# Same old routine!



## AshleytheGreat (Jul 24, 2005)

Heyy what are some foods i could feed my mbuna? I feed them cichlid sticks and some zucchnii now and then but i want to give them more of a variety. I used to feed them frozen blood worms but that stoped when I found out it could cause Malawi bloat. I also feed them some gut loaded brine shrimp/crickets every month or so, if that. 

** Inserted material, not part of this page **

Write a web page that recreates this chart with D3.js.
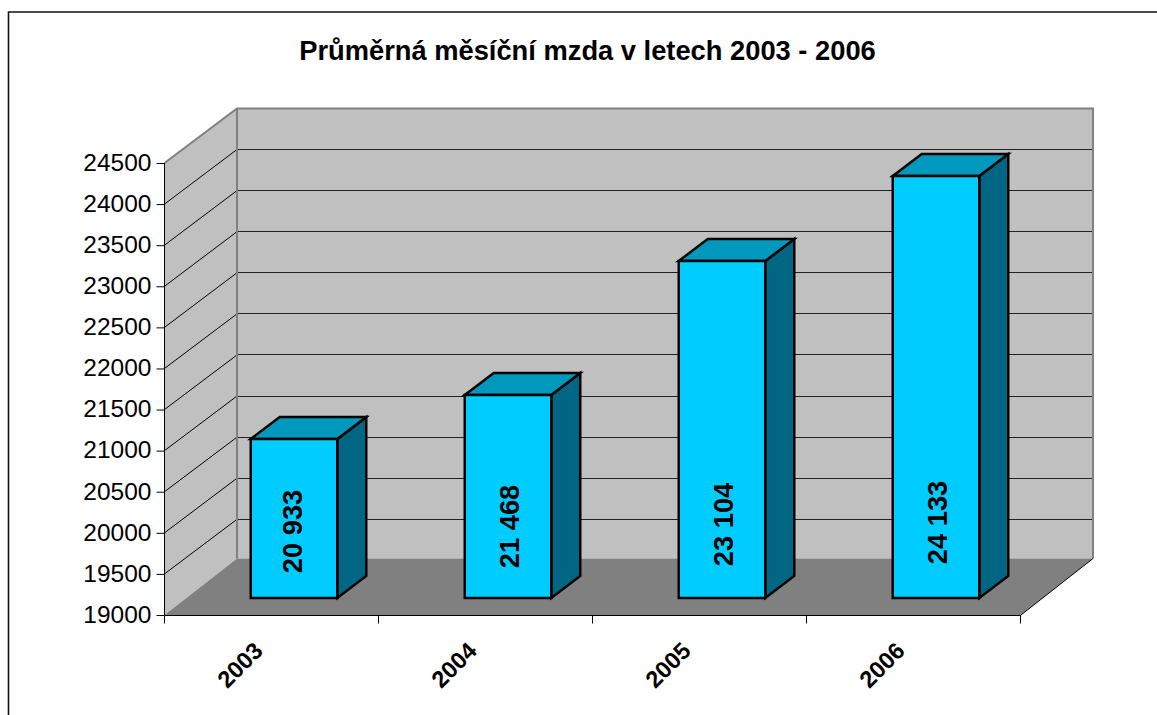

What can I feed them and NOT feed them?
Any ideas on how to mix it up?


----------



## Matt_1313 (Feb 2, 2006)

My cichlids love krill...and its easily bought in a can. I usually break them in half and put in 1 for each fish. it takes them long enough to swallow that everyone usually gets thiers.


----------



## Reefneck (Oct 15, 2005)

AshleytheGreat said:


> What can I feed them and NOT feed them?
> Any ideas on how to mix it up?


I used a variety of Cichlid flakes, Pellets & even Tetra Bits (Now Called Color Bits). The Color Bits actually help to enhance their colors naturally and will sink. They love em.


----------



## leveldrummer (May 27, 2005)

hey hey hes back, good to see ya keri, check out the sump thread, maybe you have some input.


----------



## Cosidius (Jan 21, 2006)

mix of hikari cichlid bio-gold and tetra tropical flakes...the colors are amazing the front of ym magenuese has a turquiose hue to it and everything is is great.jacks and texas' look amazing


----------



## AshleytheGreat (Jul 24, 2005)

yay thanks everyone!


----------